5.1. Good Meshing Habits During Model Creation
Element Shape and Quality: Strive to create a mesh composed mostly of elements with regular shapes. Avoid elements with high aspect ratios, small angles, or excessive skewness. Abaqus offers element quality checks to help with this.
Mesh Density in Critical Areas: Identify regions in your model where high stresses, strains, or nonlinear behavior are expected (e.g., contact zones, areas with notches or small geometric details).

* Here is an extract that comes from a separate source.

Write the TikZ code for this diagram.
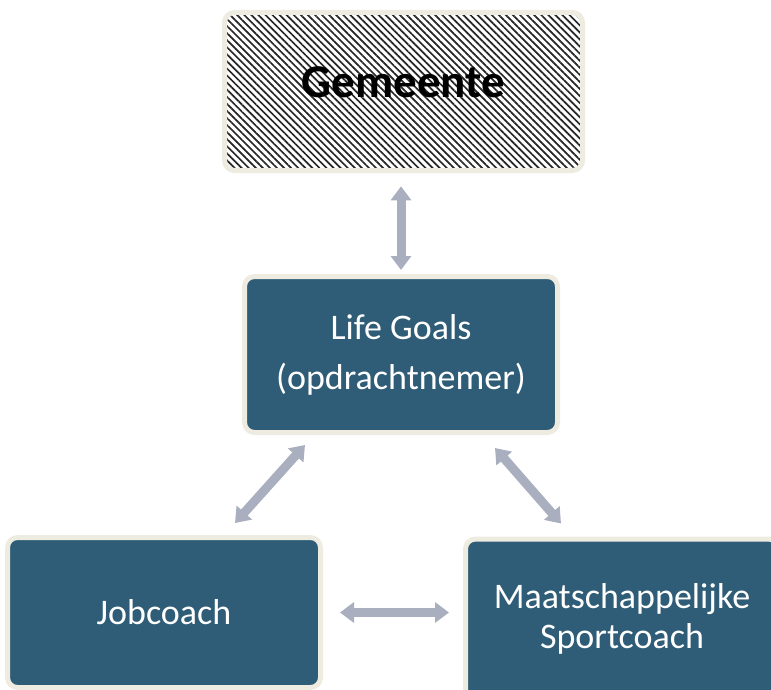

Refine the mesh in these areas to capture deformations more accurately.
Smooth Mesh Transitions: Ensure that changes in mesh density flow smoothly, avoiding abrupt jumps in element size, which can act as distortion points.
5.2. Conducting Mesh Convergence Studies
The principle: A mesh convergence study involves running your simulation with progressively finer meshes until there’s minimal change in results of interest. This helps determine the optimal mesh density for accuracy without excessive computational cost.
Procedure: Start with a coarse mesh. Refine it systematically, re-running the analysis each time. Plot a relevant result (e.g., peak stress, displacement) vs. mesh density. When the plot becomes relatively flat, you’ve likely reached convergence.
5.3. Applying Loads and Boundary Conditions Gradually
Avoiding Sudden Changes: Applying forces, displacements, or temperatures too suddenly can shock the mesh and lead to distortion.
Smooth Ramping: Use Abaqus’s “amplitude” feature to gradually increase the magnitude of loads or boundary conditions over time or analysis steps. This allows the mesh to adapt more naturally.
5.4. Validating Material Models and Properties
Accurate Representation: Ensure your chosen material models and their corresponding properties closely match the real-world material behavior. Incorrect or unrealistic material models can cause excessive and non-physical deformations.
Sources of Data: Obtain reliable material property data from experimental testing, reputable material databases, or published literature.